Another thing that surprises Yardley? The feminist symbolism some readers discover in her work. For example, in Little Dead Red (a haunting retelling of the “Little Red Riding Hood” fairy tale), the male characters are wicked, while the female protagonist, struggling to solve her daughter’s murder by gathering the killer’s DNA, falls victim to a conspiracy.
“Yes, it’s something I even notice in my work,” she admits. “But I don’t bring an agenda. When I think of victims, I think of women and children. I believe men are inherently good, and I don’t believe in superiority but equality. I found that, for a serial killer and for the purposes of the story, a wolf fits the profile of a man.”
Yardley’s knowledge of evil derives from firsthand experience. At 21, after graduating from college with a sociology degree, she worked as a counselor in a home for sex-offender teens, all males, not much younger than she was at the time.

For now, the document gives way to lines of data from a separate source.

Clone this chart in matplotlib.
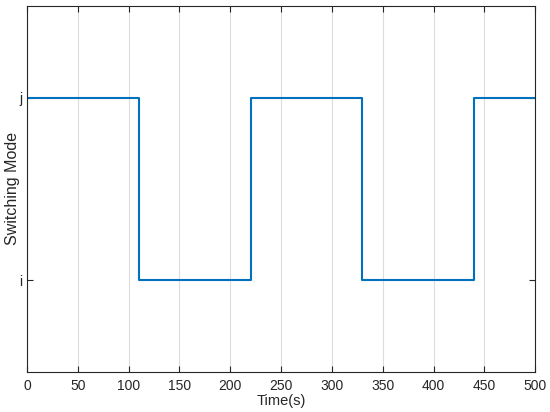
import matplotlib
matplotlib.use("Agg")
import matplotlib.pyplot as plt

switch_times = [0, 110, 220, 330, 440, 500]
modes = [2, 1, 2, 1, 2, 2]
mode_values = [1, 2]
mode_labels = ["i", "j"]
x_ticks = [0, 50, 100, 150, 200, 250, 300, 350, 400, 450, 500]

plt.rcParams['font.family'] = ['Liberation Sans', 'DejaVu Sans']
fig = plt.figure(figsize=(5.5, 4.12), dpi=100)
ax = fig.add_axes([0.049, 0.098, 0.924, 0.887])
ax.step(switch_times, modes, where='post', color='#0072BD', lw=1.5)
ax.set_xlim(0, 500)
ax.set_ylim(0.5, 2.5)
ax.set_xticks(x_ticks)
ax.set_yticks(mode_values)
ax.set_yticklabels(mode_labels)
ax.grid(axis='x', color='#dcdcdc', lw=0.8)
ax.set_axisbelow(True)
for s in ax.spines.values():
    s.set_color('#262626')
    s.set_linewidth(0.8)
ax.tick_params(direction='in', top=True, right=True, length=4, width=0.8,
               colors='#262626', labelsize=10, labelcolor='#262626')
ax.tick_params(axis='x', pad=5)
ax.set_xlabel('Time(s)', fontsize=10.5, color='#262626', labelpad=1)
ax.set_ylabel('Switching Mode', fontsize=11.5, color='#262626', labelpad=-1)
fig.savefig('out.png', dpi=100)
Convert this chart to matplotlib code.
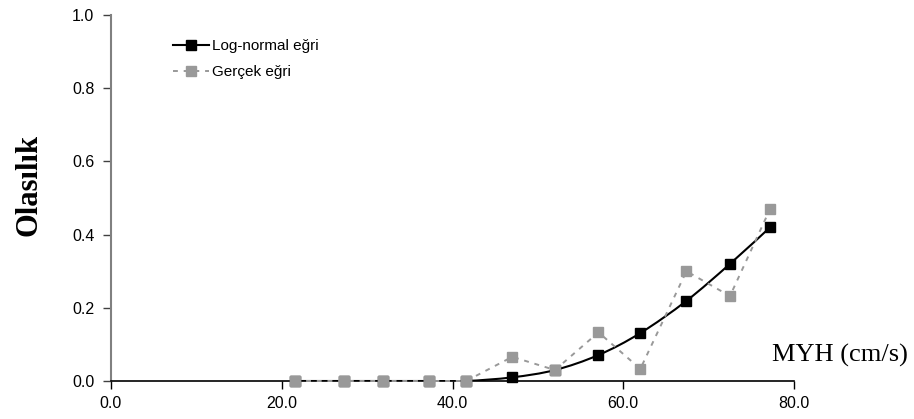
import numpy as np
import matplotlib
matplotlib.use("Agg")
import matplotlib.pyplot as plt
from matplotlib.path import Path
from matplotlib.patches import PathPatch

# Wind speed classes (cm/s) and exceedance probabilities
myh = [21.6, 27.3, 31.9, 37.3, 41.6, 47.0, 52.0, 57.1, 62.0, 67.4, 72.5, 77.2]
lognormal = [0.0, 0.0, 0.0, 0.0, 0.0, 0.01, 0.03, 0.071, 0.131, 0.219, 0.32, 0.42]
gercek = [0.0, 0.0, 0.0, 0.0, 0.0, 0.066, 0.03, 0.133, 0.033, 0.30, 0.232, 0.47]

x_ticks = [0, 20, 40, 60, 80]
y_ticks = [0.0, 0.2, 0.4, 0.6, 0.8, 1.0]


def smooth_path(xs, ys, tension=1 / 6):
    """Catmull-Rom style cubic Bezier path through the given points."""
    pts = np.column_stack([xs, ys]).astype(float)
    n = len(pts)
    verts = [pts[0]]
    codes = [Path.MOVETO]
    for i in range(n - 1):
        p0 = pts[i - 1] if i > 0 else pts[i]
        p1 = pts[i]
        p2 = pts[i + 1]
        p3 = pts[i + 2] if i + 2 < n else pts[i + 1]
        c1 = p1 + (p2 - p0) * tension
        c2 = p2 - (p3 - p1) * tension
        verts += [c1, c2, p2]
        codes += [Path.CURVE4] * 3
    return Path(verts, codes)


fig = plt.figure(figsize=(9.14, 4.19), dpi=100)
ax = fig.add_axes([111 / 914, 1 - 381 / 419, (794 - 111) / 914, (381 - 15) / 419])

ax.set_xlim(0, 80)
ax.set_ylim(0, 1.0)

# Observed curve: grey dotted with grey squares
ax.plot(myh, gercek, color="#999999", linestyle=(0, (2.5, 3)), linewidth=1.4,
        marker="s", markersize=7, markerfacecolor="#999999",
        markeredgecolor="#999999", zorder=3, clip_on=False)

# Log-normal curve: smoothed black line with black squares
ax.add_patch(PathPatch(smooth_path(myh, lognormal), facecolor="none",
                       edgecolor="black", linewidth=1.5, zorder=2))
ax.plot(myh, lognormal, linestyle="none", marker="s", markersize=7,
        color="black", zorder=2.5, clip_on=False)
ax.plot(myh[:5], gercek[:5], linestyle="none", marker="s", markersize=7,
        color="#999999", zorder=3, clip_on=False)

# Legend entries drawn as proxies
h1, = ax.plot([], [], color="black", linewidth=1.5, marker="s", markersize=7)
h2, = ax.plot([], [], color="#999999", linestyle=(0, (2.5, 3)), linewidth=1.4,
              marker="s", markersize=7)
leg = ax.legend([h1, h2], ["Log-normal eğri", "Gerçek eğri"],
                loc="upper left", bbox_to_anchor=(0.07, 0.972), frameon=False,
                prop={"family": "Liberation Sans", "size": 11},
                handlelength=2.4, handletextpad=0.2, labelspacing=0.8)

ax.set_xticks(x_ticks)
ax.set_xticklabels([f"{v:.1f}" for v in x_ticks])
ax.set_yticks(y_ticks)
ax.set_yticklabels([f"{v:.1f}" for v in y_ticks])
for lab in ax.get_xticklabels() + ax.get_yticklabels():
    lab.set_family("Liberation Sans")
    lab.set_fontsize(11.5)

ax.spines["top"].set_visible(False)
ax.spines["right"].set_visible(False)
ax.spines["left"].set_color("#808080")
ax.spines["left"].set_linewidth(1.5)
ax.spines["bottom"].set_color("black")
ax.spines["bottom"].set_linewidth(1.2)
ax.tick_params(axis="y", direction="out", length=6, width=1.0, colors="#404040",
               labelcolor="black", pad=6)
ax.tick_params(axis="x", direction="out", length=6, width=1.0, colors="black",
               pad=5)

fig.text(29 / 914, 1 - 185 / 419, "Olasılık", rotation=90, ha="center",
         va="center", family="Liberation Serif", fontweight="bold", fontsize=22)
fig.text(908 / 914, 1 - 355 / 419, "MYH (cm/s)", ha="right", va="center",
         family="Liberation Serif", fontsize=19)

fig.savefig("out.png", dpi=100)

“Everyone there had been a victim, but they were also perpetrators,” she recalls. “It was interesting to see how emotionally nuanced they were. I’d see their raw fear, but then I’d see they had adult processes to deal with their problems.”
The darkness of that experience was formative. Yardley acknowledges that she draws from that time in her life to round out her child characters and to shape her adult villains, who sometimes redeem themselves—until they can’t.
“That job helped me, scarred me. And when it was done scarring me, it helped me add depth to my characters.”
Yardley’s prose brings to mind Ray Bradbury’s Something Wicked This Way Comes, a chilling tale about boys coping with an uncanny carnival that comes to town. Similarly, in Yardley’s universe, what children believe in is often more real and deadly than what grown-ups can accept. What rings most true, though, is what her young characters fear—namely being abandoned and abused by adults.
“My parents did a good job protecting me,” she says. “But I have friends whose parents failed them; it shows. I think my brand of horror is true [and] realistic, even when I include
She can’t look at blood and guts. She watches horror films through her fingers. What scared her as a kid—what scares her now—is lying awake at night and thinking about what’s going on next door. When not chasing rainbows, Yardley pursues the darkness of reality.
Commercially speaking, novellas are a hard sell in today’s market. But her talent for writing short novels (and very short stories) sets her apart from her horror-penning peers.
“I do well in a leaner form,” she says. “And I like trying different things. I like the shorter form of the novella, because it allows me to explore a theme and move on.”